Protect Ethical Prosecutors is currently suing the Denver Police Department for failing to turn over correspondence between prosecutors and police about the 750 cases with discovery problems — a list that includes one of Powell’s codefendants.
Still, defendants routinely plead guilty, particularly in low-level cases, without seeing the full discovery, defense attorney and former prosecutor Colin McCallin noted. A defendant with no criminal history who shows up to court on a misdemeanor will likely be offered a deal right off the bat, he said.
“In most of those situations, the defendant has never had a chance to meaningfully view their discovery and figure out whether the prosecution can prove their case — they are just focused on getting out of jail, so they snatch up the deal,” he said, noting that the offer to Powell was “by any standard an insanely good deal.”
“What is going on here is an attempt by the defense to double-dip,” he said. “…I get their point, and I do think the issues they are raising are significant, but to think about it from a public policy perspective, if you waive your rights by pleading guilty, and you say, ‘Well, I’m going to plead guilty and take advantage of this situation,’ it doesn’t seem like we want that person to then reopen their case and contest it based on a discovery violations that might not be material to their case.”
An offer like the one presented to Powell is like “dangling a lottery ticket” in front of him, Eytan said.
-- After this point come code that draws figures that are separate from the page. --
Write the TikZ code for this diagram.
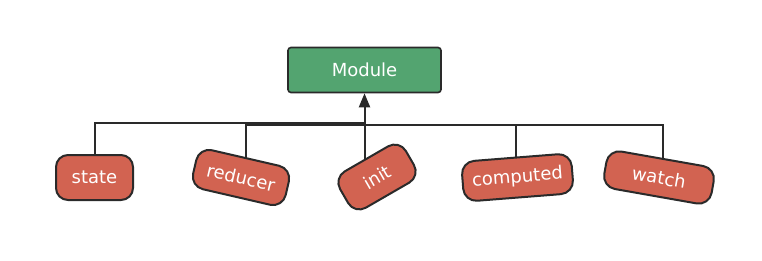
\documentclass[tikz,border=0pt]{standalone}
\usepackage{fontspec}
\setmainfont{DejaVu Sans}
\usetikzlibrary{arrows.meta,backgrounds}
\definecolor{modgreen}{RGB}{83,164,112}
\definecolor{itemred}{RGB}{210,99,81}
\definecolor{edgec}{RGB}{42,42,42}
\begin{document}
\begin{tikzpicture}[x=1pt,y=-1pt,
  modbox/.style={draw=edgec,line width=1.6pt,fill=modgreen,rounded corners=3pt,
    minimum width=153pt,minimum height=45pt,text=white,inner sep=0pt,
    font=\fontsize{18}{20}\selectfont},
  item/.style={draw=edgec,line width=2pt,fill=itemred,rounded corners=13pt,
    minimum height=40pt,text=white,inner sep=0pt,
    font=\fontsize{18}{20}\selectfont},
  link/.style={draw=edgec,line width=2pt}]
\useasboundingbox (0,0) rectangle (762,260);
\node[modbox] (module) at (364.5,70) {Module};
\node[item,minimum width=77pt,minimum height=45pt,rounded corners=12pt] (state) at (94.5,177.5) {state};
\node[item,minimum width=95pt,rotate=-13] (reducer) at (241,177.5) {reducer};
\node[item,minimum width=76pt,minimum height=42pt,rotate=30] (init) at (377,177) {init};
\node[item,minimum width=110pt,rotate=4.5] (computed) at (517.5,177.5) {computed};
\node[item,minimum width=109pt,minimum height=38pt,rotate=-10] (watch) at (659,177.5) {watch};
\coordinate (hs) at (365,123);
\coordinate (jr) at (246,125);
\coordinate (hr) at (365,125);
\coordinate (jc) at (516,125);
\coordinate (jw) at (663,124.5);
\coordinate (hw) at (365,124.5);
\begin{scope}[on background layer]
\draw[link] (state.center) |- (hs);
\draw[link] (jr |- reducer.center) -- (jr) -- (hr);
\draw[link] (jc |- computed.center) -- (jc) -- (hr);
\draw[link] (jw |- watch.center) -- (jw) -- (hw);
\draw[link,-{Triangle[length=14pt,width=11pt]}] (init.center -| module.south) -- (module.south);
\end{scope}
\end{tikzpicture}
\end{document}
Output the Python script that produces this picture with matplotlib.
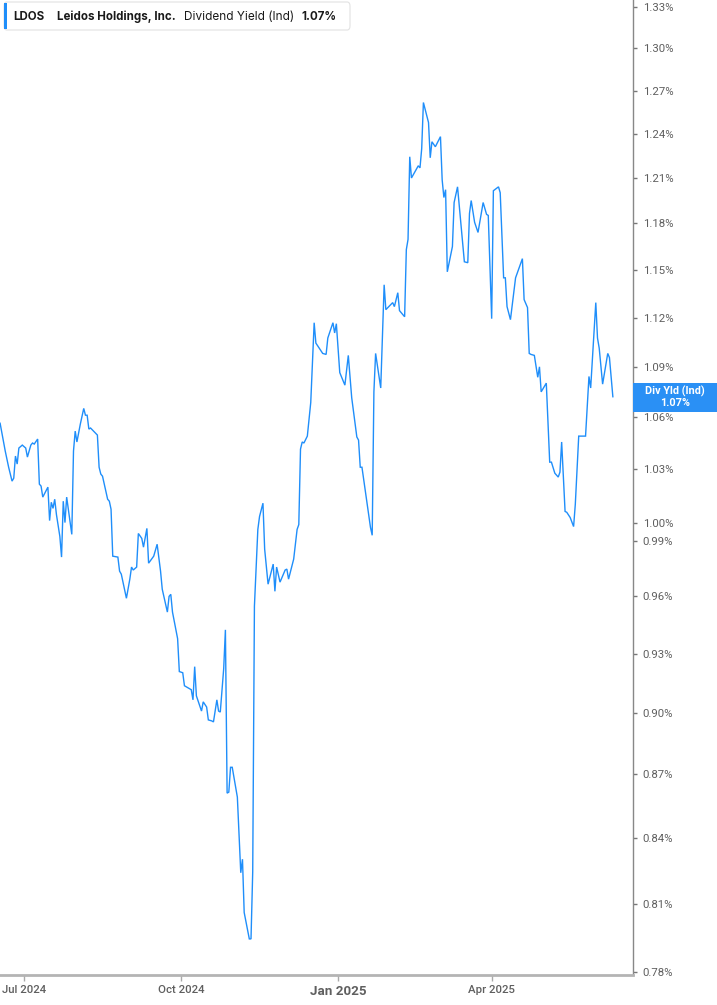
import matplotlib
matplotlib.use("Agg")
import matplotlib.pyplot as plt
from matplotlib.ticker import FixedLocator, FixedFormatter, NullLocator
from matplotlib.patches import FancyBboxPatch, Rectangle
import pandas as pd

# dividend yield (%)
dates = [
    "2024-06-17", "2024-06-20", "2024-06-22", "2024-06-24", "2024-06-25", "2024-06-26",
    "2024-06-27", "2024-06-28", "2024-06-30", "2024-07-02", "2024-07-03", "2024-07-05",
    "2024-07-06", "2024-07-07", "2024-07-09", "2024-07-10", "2024-07-11", "2024-07-12",
    "2024-07-15", "2024-07-16", "2024-07-17", "2024-07-18", "2024-07-19", "2024-07-20",
    "2024-07-22", "2024-07-23", "2024-07-24", "2024-07-25", "2024-07-26", "2024-07-29",
    "2024-07-30", "2024-07-31", "2024-08-01", "2024-08-03", "2024-08-05", "2024-08-06",
    "2024-08-07", "2024-08-08", "2024-08-09", "2024-08-13", "2024-08-14", "2024-08-15",
    "2024-08-16", "2024-08-19", "2024-08-20", "2024-08-21", "2024-08-22", "2024-08-25",
    "2024-08-26", "2024-08-27", "2024-08-30", "2024-09-01", "2024-09-02", "2024-09-03",
    "2024-09-05", "2024-09-06", "2024-09-08", "2024-09-09", "2024-09-11", "2024-09-12",
    "2024-09-15", "2024-09-17", "2024-09-19", "2024-09-20", "2024-09-23", "2024-09-24",
    "2024-09-25", "2024-09-26", "2024-09-29", "2024-09-30", "2024-10-02", "2024-10-03",
    "2024-10-05", "2024-10-07", "2024-10-08", "2024-10-09", "2024-10-10", "2024-10-13",
    "2024-10-14", "2024-10-16", "2024-10-17", "2024-10-19", "2024-10-20", "2024-10-22",
    "2024-10-23", "2024-10-24", "2024-10-26", "2024-10-27", "2024-10-28", "2024-10-29",
    "2024-10-30", "2024-10-31", "2024-11-03", "2024-11-05", "2024-11-06", "2024-11-07",
    "2024-11-10", "2024-11-11", "2024-11-12", "2024-11-13", "2024-11-15", "2024-11-16",
    "2024-11-18", "2024-11-19", "2024-11-21", "2024-11-24", "2024-11-25", "2024-11-26",
    "2024-11-28", "2024-12-01", "2024-12-02", "2024-12-03", "2024-12-06", "2024-12-08",
    "2024-12-09", "2024-12-10", "2024-12-11", "2024-12-12", "2024-12-14", "2024-12-16",
    "2024-12-18", "2024-12-19", "2024-12-21", "2024-12-23", "2024-12-25", "2024-12-26",
    "2024-12-29", "2024-12-30", "2024-12-31", "2025-01-02", "2025-01-05", "2025-01-07",
    "2025-01-09", "2025-01-12", "2025-01-13", "2025-01-14", "2025-01-15", "2025-01-20",
    "2025-01-21", "2025-01-22", "2025-01-23", "2025-01-26", "2025-01-28", "2025-01-29",
    "2025-02-02", "2025-02-03", "2025-02-05", "2025-02-06", "2025-02-09", "2025-02-10",
    "2025-02-11", "2025-02-12", "2025-02-13", "2025-02-17", "2025-02-18", "2025-02-19",
    "2025-02-20", "2025-02-23", "2025-02-24", "2025-02-25", "2025-02-27", "2025-03-02",
    "2025-03-03", "2025-03-04", "2025-03-05", "2025-03-06", "2025-03-09", "2025-03-10",
    "2025-03-12", "2025-03-16", "2025-03-18", "2025-03-19", "2025-03-20", "2025-03-22",
    "2025-03-24", "2025-03-27", "2025-03-29", "2025-03-30", "2025-04-01", "2025-04-02",
    "2025-04-05", "2025-04-06", "2025-04-08", "2025-04-09", "2025-04-10", "2025-04-12",
    "2025-04-15", "2025-04-19", "2025-04-20", "2025-04-22", "2025-04-23", "2025-04-24",
    "2025-04-26", "2025-04-28", "2025-04-29", "2025-04-30", "2025-05-03", "2025-05-05",
    "2025-05-06", "2025-05-08", "2025-05-10", "2025-05-11", "2025-05-12", "2025-05-14",
    "2025-05-15", "2025-05-17", "2025-05-19", "2025-05-20", "2025-05-22", "2025-05-26",
    "2025-05-28", "2025-05-29", "2025-06-01", "2025-06-02", "2025-06-03", "2025-06-05",
    "2025-06-08", "2025-06-09", "2025-06-11",
]
yield_pct = [
    1.0565, 1.0404, 1.0311, 1.0232, 1.0249, 1.0375,
    1.0329, 1.0421, 1.0438, 1.0421, 1.0369, 1.0438,
    1.0450, 1.0444, 1.0473, 1.0215, 1.0204, 1.0142,
    1.0198, 1.0011, 1.0113, 1.0079, 1.0130, 1.0045,
    0.9924, 0.9811, 1.0119, 1.0000, 1.0142, 0.9935,
    1.0404, 1.0519, 1.0456, 1.0560, 1.0652, 1.0612,
    1.0612, 1.0531, 1.0537, 1.0496, 1.0311, 1.0272,
    1.0260, 1.0130, 1.0119, 1.0074, 0.9816, 0.9811,
    0.9735, 0.9719, 0.9590, 0.9692, 0.9757, 0.9741,
    0.9757, 0.9940, 0.9913, 0.9865, 0.9968, 0.9778,
    0.9816, 0.9881, 0.9735, 0.9638, 0.9517, 0.9600,
    0.9611, 0.9517, 0.9378, 0.9209, 0.9203, 0.9137,
    0.9127, 0.9117, 0.9066, 0.9234, 0.9086, 0.9010,
    0.9056, 0.9030, 0.8966, 0.8961, 0.8956, 0.9066,
    0.9010, 0.9005, 0.9224, 0.9424, 0.8610, 0.8615,
    0.8734, 0.8734, 0.8591, 0.8239, 0.8301, 0.8060,
    0.7943, 0.7943, 0.8243, 0.9548, 0.9962, 1.0034,
    1.0108, 0.9854, 0.9665, 0.9773, 0.9627, 0.9757,
    0.9676, 0.9741, 0.9746, 0.9692, 0.9800, 0.9962,
    0.9989, 1.0415, 1.0456, 1.0450, 1.0490, 1.0687,
    1.1169, 1.1044, 1.1013, 1.0981, 1.0975, 1.1075,
    1.1169, 1.1106, 1.1163, 1.0865, 1.0790, 1.0969,
    1.0715, 1.0485, 1.0467, 1.0311, 1.0311, 0.9973,
    0.9930, 1.0750, 1.0981, 1.0773, 1.1406, 1.1250,
    1.1294, 1.1269, 1.1356, 1.1244, 1.1206, 1.1630,
    1.1696, 1.2243, 1.2100, 1.2182, 1.2168, 1.2298,
    1.2616, 1.2477, 1.2236, 1.2345, 1.2311, 1.2380,
    1.2087, 1.1970, 1.2022, 1.1488, 1.1650, 1.1937,
    1.2041, 1.1552, 1.1546, 1.1865, 1.1950, 1.1807,
    1.1741, 1.1937, 1.1859, 1.1852, 1.1194, 1.2015,
    1.2041, 1.2002, 1.1450, 1.1450, 1.1269, 1.1188,
    1.1450, 1.1572, 1.1313, 1.1263, 1.0981, 1.0975,
    1.0969, 1.0837, 1.0900, 1.0750, 1.0802, 1.0340,
    1.0340, 1.0277, 1.0255, 1.0283, 1.0456, 1.0062,
    1.0057, 1.0028, 0.9978, 1.0102, 1.0490, 1.0490,
    1.0842, 1.0773, 1.1294, 1.1075, 1.1013, 1.0796,
    1.0981, 1.0956, 1.0721,
]

y_ticks = [0.78, 0.81, 0.84, 0.87, 0.90, 0.93, 0.96, 0.99, 1.00, 1.03,
           1.06, 1.09, 1.12, 1.15, 1.18, 1.21, 1.24, 1.27, 1.30, 1.33]
x_ticks = ["2024-07-01", "2024-10-01", "2025-01-01", "2025-04-01"]
x_labels = ["Jul 2024", "Oct 2024", "Jan 2025", "Apr 2025"]

ticker = "LDOS"
company = "Leidos Holdings, Inc."
metric = "Dividend Yield (Ind)"
last_label = "1.07%"

W, H = 717, 1005
LINE = "#1f8efa"
GREY = "#5f5f5f"

plt.rcParams["font.family"] = ["Roboto", "DejaVu Sans"]

fig = plt.figure(figsize=(W / 100, H / 100), dpi=100)
ax = fig.add_axes([0, 30 / H, 633 / W, 1 - 30 / H])

x = pd.to_datetime(dates)
ax.plot(x, yield_pct, color=LINE, lw=1.0, solid_joinstyle="miter")

ax.set_yscale("log")
ax.set_ylim(0.7786, 1.3352)
ax.yaxis.set_major_locator(FixedLocator(y_ticks))
ax.yaxis.set_major_formatter(FixedFormatter(["%.2f%%" % t for t in y_ticks]))
ax.yaxis.set_minor_locator(NullLocator())
ax.yaxis.tick_right()
ax.tick_params(axis="y", length=3, width=1, color="#777777", pad=4,
               labelsize=8.2, labelcolor=GREY)

start = pd.Timestamp("2024-07-01")
ax.set_xlim(start - pd.Timedelta(days=14.06), start + pd.Timedelta(days=356.8))
ax.set_xticks(pd.to_datetime(x_ticks))
ax.set_xticklabels(x_labels)
ax.xaxis.set_minor_locator(NullLocator())
ax.tick_params(axis="x", length=4, width=1, color="#aaaaaa", pad=3,
               labelsize=8.2, labelcolor=GREY)
for lbl in ax.get_xticklabels():
    lbl.set_fontweight("medium")
    if lbl.get_text().startswith("Jan"):
        lbl.set_fontweight("bold")
        lbl.set_fontsize(9.6)

for side in ("left", "top"):
    ax.spines[side].set_visible(False)
ax.spines["right"].set_color("#888888")
ax.spines["right"].set_linewidth(1)
ax.spines["bottom"].set_color("#b4b4b4")
ax.spines["bottom"].set_linewidth(2)


def fx(px):
    return px / W


def fy(py):
    return 1 - py / H


# header box
fig.patches.append(FancyBboxPatch((fx(4), fy(30)), fx(346), 28 / H,
                                  boxstyle="round,pad=0,rounding_size=0.004",
                                  transform=fig.transFigure, facecolor="white",
                                  edgecolor="#e2e2e2", lw=0.8))
fig.patches.append(Rectangle((fx(4), fy(29)), fx(3), 26 / H,
                             transform=fig.transFigure, facecolor=LINE,
                             edgecolor="none"))
hy = fy(17)
hfont = ["Inter", "DejaVu Sans"]
fig.text(fx(13), hy, ticker, fontsize=8.3, fontweight="bold", color="#1a1a1a",
         va="center", family=hfont)
fig.text(fx(57), hy, company, fontsize=8.3, fontweight="bold", color="#1a1a1a",
         va="center", family=hfont)
fig.text(fx(184), hy, metric, fontsize=8.5, color="#1a1a1a", va="center", family=hfont)
fig.text(fx(301), hy, last_label, fontsize=8.3, fontweight="bold", color="#1a1a1a",
         va="center", family=hfont)

# last value tag on the axis
fig.patches.append(Rectangle((fx(633), fy(412)), fx(84), 29 / H,
                             transform=fig.transFigure, facecolor="#2a90f5",
                             edgecolor="none"))
fig.text(fx(675), fy(391), "Div Yld (Ind)", fontsize=7.8, fontweight="bold",
         color="white", ha="center", va="center")
fig.text(fx(675), fy(403), last_label, fontsize=7.8, fontweight="bold",
         color="white", ha="center", va="center")

fig.savefig("out.png", dpi=100)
Powell might have spent more time in jail fighting for discovery on the first-degree murder charges — with a life sentence in play — than he will by pleading guilty to the reckless manslaughter charge and its three-year sentence, she noted.
“A lot of people don’t understand how difficult it is to make a decision like this, and they say, ‘Well, you must have been guilty, because who would plead guilty if you didn’t do it, and he should have just waited to go to trial on the case and let the system play itself out,’” she said. “But what about the system was fair this whole time? What would give him faith to think the system would be fair to him in the end? Nothing.”